I had the honor, and responsibility, to coach New Zealand teams at two FINA World Championships, Commonwealth Games, World University Games and Oceania Championships.
Sport continues to play a key role in my life every day. Since 2015 that has been in administration in Sport Southland rather than as a coach or participant.
Women and girls are 50% of our population, so they deserve to be treated equally, valued and respected.
Many of the young females I coached - who spent over 30 hours per week training in the pool and at the gym to perform at their very best on the world stage - were ridiculed by teachers, young people and adults.
They were not taken seriously or valued as athletes because they wore make up during their performances or because they “dance in the water”.
Synchronised swimming is one of the hardest and more physiologically demanding sports, but because it has an artistic element, many people think it is “silly” or “girly”.
I think it is important all girls and women have opportunities to feel confident, motivated and safe playing whatever sport they want and choose without feeling judged, criticized or undervalued.
It is also important that all girls and women who want to have the opportunity I have had, and want to make coaching a career, can.
Being a full time coach, especially at a performance and high-performance level, involves lots of hours away from home and from family, which usually don’t aligned to societal expectations for a women.
No one questions men who spend three months travelling around the world leading international campaigns. Organisations should have strong systems in place to give women and men equal opportunities, no matters the sport, and also support networks and structures that enable that to happen.
Last but not least, having women around the table to make decisions related to sport is crucial - not just for other women, for everyone.
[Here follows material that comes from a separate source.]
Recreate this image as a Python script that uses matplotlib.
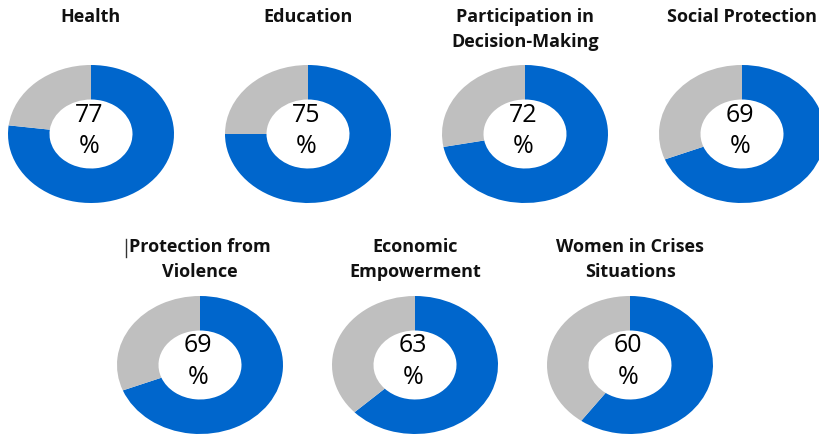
import matplotlib.pyplot as plt

# data
titles = ['Health', 'Education', 'Participation in\nDecision-Making', 'Social Protection',
          'Protection from\nViolence', 'Economic\nEmpowerment', 'Women in Crises\nSituations']
values = [77, 75, 72, 69, 69, 63, 60]

blue = '#0066CC'
grey = '#BFBFBF'

W, H = 819, 435
fig = plt.figure(figsize=(8.19, 4.35), dpi=100)
fig.set_facecolor('white')

# donut centres in pixels (layout)
centres = [(91, 135), (308, 135), (525, 135), (742, 135),
           (200, 366), (415, 366), (630, 366)]
dw, dh = 166, 138

for (cx, cy), v in zip(centres, values):
    ax = fig.add_axes([(cx - dw / 2) / W, 1 - (cy + dh / 2) / H, dw / W, dh / H])
    ax.pie([v, 100 - v], colors=[blue, grey], startangle=90, counterclock=False,
           radius=1, wedgeprops=dict(width=0.5, edgecolor='none'))
    ax.set_aspect('auto')
    ax.set_xlim(-1, 1)
    ax.set_ylim(-1, 1)
    ax.axis('off')

# overlay for text, pixel coords
tx = fig.add_axes([0, 0, 1, 1])
tx.set_xlim(0, W)
tx.set_ylim(H, 0)
tx.axis('off')
tx.patch.set_alpha(0)

for i, ((cx, cy), v, t) in enumerate(zip(centres, values, titles)):
    ty = 17 if i < 4 else 247
    lines = t.split('\n')
    for k, line in enumerate(lines):
        tx.text(cx, ty + 25 * k, line, ha='center', va='center', fontsize=13,
                fontweight='bold', family='Open Sans', color='#111111')
    tx.text(cx - 2, cy - 20, str(v), ha='center', va='center', fontsize=18,
            family='Open Sans', color='black')
    tx.text(cx - 2, cy + 12, '%', ha='center', va='center', fontsize=18,
            family='Open Sans', color='black')

# stray caret in front of "Protection from"
tx.plot([126, 126], [240, 258], color='#333333', lw=1)

fig.savefig('out.png', dpi=100)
Having diversity of thinking at management and governance level in sport organisations is very important and adds valued to everyone.
I would love to see more girls and women involved in sport and active recreation in Southland, at all levels - participating, coaching, administering, officiating, managing and governing.
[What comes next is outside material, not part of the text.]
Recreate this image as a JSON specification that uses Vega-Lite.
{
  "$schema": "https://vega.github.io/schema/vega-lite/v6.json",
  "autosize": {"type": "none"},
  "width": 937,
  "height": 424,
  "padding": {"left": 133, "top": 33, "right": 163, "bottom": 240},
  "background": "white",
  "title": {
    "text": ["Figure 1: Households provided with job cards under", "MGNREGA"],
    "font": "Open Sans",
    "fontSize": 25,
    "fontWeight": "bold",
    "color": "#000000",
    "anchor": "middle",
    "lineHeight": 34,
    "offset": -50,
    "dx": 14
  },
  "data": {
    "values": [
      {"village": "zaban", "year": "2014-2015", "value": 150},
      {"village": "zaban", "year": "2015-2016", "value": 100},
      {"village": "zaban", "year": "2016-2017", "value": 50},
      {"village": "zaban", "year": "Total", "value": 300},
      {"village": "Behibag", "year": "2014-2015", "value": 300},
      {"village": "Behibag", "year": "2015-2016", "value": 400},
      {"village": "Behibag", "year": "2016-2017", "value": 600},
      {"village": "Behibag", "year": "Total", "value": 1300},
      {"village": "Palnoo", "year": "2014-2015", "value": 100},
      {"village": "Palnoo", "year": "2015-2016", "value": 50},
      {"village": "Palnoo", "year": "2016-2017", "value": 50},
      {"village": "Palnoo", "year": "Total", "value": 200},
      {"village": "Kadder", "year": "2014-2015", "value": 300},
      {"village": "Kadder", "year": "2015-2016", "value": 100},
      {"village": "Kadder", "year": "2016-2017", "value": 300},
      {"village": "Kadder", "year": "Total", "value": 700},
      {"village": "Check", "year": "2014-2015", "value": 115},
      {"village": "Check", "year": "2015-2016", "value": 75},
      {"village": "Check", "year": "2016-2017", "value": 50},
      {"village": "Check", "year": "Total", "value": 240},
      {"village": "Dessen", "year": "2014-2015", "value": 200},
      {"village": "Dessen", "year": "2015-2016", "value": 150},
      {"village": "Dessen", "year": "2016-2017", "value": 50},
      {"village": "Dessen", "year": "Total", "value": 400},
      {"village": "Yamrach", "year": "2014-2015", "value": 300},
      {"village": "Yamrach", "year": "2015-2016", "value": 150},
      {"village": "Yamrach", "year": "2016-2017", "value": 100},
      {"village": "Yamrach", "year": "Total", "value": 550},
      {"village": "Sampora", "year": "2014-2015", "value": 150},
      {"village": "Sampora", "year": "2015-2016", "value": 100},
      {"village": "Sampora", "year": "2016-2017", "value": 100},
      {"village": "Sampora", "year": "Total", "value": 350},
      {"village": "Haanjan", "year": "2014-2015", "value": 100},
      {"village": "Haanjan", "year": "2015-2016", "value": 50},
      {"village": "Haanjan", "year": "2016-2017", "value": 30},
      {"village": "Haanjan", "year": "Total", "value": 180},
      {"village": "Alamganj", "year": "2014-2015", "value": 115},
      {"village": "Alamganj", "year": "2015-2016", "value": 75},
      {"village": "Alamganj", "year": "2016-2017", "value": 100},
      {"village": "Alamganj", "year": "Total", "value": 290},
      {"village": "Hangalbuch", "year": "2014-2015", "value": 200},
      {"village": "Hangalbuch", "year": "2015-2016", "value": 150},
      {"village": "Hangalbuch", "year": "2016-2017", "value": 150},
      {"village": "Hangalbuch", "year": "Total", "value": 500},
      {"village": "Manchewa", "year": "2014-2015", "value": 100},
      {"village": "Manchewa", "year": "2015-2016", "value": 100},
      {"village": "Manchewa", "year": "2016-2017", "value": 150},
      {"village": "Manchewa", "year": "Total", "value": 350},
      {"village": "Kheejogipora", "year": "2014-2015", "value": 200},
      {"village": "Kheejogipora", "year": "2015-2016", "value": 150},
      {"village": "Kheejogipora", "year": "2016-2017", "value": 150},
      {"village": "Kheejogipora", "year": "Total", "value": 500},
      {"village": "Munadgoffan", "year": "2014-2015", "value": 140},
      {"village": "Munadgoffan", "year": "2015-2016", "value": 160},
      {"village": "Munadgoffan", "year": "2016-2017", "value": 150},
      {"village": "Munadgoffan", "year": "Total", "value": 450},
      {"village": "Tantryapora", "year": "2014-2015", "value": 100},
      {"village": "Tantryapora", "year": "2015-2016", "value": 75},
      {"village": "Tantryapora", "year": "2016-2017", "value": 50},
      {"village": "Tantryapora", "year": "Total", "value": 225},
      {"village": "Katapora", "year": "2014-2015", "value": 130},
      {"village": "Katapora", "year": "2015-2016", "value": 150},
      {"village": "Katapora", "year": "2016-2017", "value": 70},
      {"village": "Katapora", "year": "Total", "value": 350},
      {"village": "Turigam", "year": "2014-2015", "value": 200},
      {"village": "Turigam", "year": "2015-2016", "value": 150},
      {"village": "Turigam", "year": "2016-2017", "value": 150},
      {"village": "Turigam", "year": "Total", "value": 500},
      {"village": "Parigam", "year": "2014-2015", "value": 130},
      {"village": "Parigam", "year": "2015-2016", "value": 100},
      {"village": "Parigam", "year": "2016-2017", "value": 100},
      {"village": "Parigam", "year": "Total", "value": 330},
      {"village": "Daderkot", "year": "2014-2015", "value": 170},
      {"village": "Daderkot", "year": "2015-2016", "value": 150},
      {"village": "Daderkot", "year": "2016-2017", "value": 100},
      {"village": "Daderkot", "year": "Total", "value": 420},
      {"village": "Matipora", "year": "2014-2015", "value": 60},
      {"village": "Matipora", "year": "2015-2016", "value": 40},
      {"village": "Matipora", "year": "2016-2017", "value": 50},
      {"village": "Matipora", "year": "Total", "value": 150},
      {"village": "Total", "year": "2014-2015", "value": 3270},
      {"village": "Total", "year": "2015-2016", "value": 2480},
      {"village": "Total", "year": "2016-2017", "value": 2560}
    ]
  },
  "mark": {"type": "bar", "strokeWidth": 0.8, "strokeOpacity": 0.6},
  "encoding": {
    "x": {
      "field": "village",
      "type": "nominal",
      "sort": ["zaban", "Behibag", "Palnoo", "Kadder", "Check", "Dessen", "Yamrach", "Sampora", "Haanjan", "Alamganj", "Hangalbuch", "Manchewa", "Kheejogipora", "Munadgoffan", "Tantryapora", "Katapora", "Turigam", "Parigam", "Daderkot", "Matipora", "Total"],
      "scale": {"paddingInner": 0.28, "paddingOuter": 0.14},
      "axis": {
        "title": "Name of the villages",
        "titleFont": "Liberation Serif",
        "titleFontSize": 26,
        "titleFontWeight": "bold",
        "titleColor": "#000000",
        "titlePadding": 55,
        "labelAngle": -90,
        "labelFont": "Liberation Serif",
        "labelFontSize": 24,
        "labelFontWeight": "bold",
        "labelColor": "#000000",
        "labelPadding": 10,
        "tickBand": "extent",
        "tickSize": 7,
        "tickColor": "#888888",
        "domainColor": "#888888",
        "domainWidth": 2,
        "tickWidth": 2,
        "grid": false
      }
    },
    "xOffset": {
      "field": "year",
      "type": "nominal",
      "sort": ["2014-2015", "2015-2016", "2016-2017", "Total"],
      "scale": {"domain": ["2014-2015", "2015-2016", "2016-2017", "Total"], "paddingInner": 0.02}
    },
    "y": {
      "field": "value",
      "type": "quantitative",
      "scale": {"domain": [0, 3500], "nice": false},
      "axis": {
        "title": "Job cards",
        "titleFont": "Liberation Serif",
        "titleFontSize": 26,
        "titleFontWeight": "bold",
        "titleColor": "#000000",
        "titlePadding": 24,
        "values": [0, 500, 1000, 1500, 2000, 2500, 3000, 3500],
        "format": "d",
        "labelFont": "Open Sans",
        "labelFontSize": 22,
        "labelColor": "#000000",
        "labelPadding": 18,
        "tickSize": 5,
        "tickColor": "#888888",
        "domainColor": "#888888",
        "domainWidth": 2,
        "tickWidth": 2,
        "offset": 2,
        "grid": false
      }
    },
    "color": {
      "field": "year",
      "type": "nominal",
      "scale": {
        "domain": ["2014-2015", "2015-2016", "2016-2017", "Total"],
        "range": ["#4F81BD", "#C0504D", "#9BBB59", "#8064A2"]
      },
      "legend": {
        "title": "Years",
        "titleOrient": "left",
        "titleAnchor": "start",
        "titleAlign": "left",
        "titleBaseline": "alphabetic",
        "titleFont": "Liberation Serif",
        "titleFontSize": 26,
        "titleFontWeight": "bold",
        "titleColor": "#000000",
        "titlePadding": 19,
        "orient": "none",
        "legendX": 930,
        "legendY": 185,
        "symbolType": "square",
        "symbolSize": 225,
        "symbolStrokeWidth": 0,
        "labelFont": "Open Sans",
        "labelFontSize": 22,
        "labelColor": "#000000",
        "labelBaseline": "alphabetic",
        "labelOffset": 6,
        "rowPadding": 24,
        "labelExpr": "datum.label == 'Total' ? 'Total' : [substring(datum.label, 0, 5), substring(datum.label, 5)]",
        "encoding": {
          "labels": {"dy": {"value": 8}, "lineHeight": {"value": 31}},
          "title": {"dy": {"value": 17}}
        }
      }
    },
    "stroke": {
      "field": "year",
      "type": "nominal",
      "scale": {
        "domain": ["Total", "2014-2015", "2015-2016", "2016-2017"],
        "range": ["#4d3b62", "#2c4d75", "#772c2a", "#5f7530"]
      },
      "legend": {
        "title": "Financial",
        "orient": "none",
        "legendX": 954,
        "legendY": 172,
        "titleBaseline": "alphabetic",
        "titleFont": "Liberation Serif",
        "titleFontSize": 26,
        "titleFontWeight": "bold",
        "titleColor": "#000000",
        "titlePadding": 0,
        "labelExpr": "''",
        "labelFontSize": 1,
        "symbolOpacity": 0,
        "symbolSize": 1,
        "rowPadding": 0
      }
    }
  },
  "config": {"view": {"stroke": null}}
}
Southland is already doing really well if we compare ourselves to other regions, but I think we can do better.
I see WISPM providing leadership in this space, being the voice and advocating for quality equal opportunities for girls and women to be involved in sport and active recreation. I also see this network being a connector between girls and women and a wider range of organisations, including other women advocates such as KIND and Glass Elevator.
This is something we haven’t discussed as a group yet, but from my perspective, if the network continues to grow, becomes visible and relevant in the community, I think we will be on track.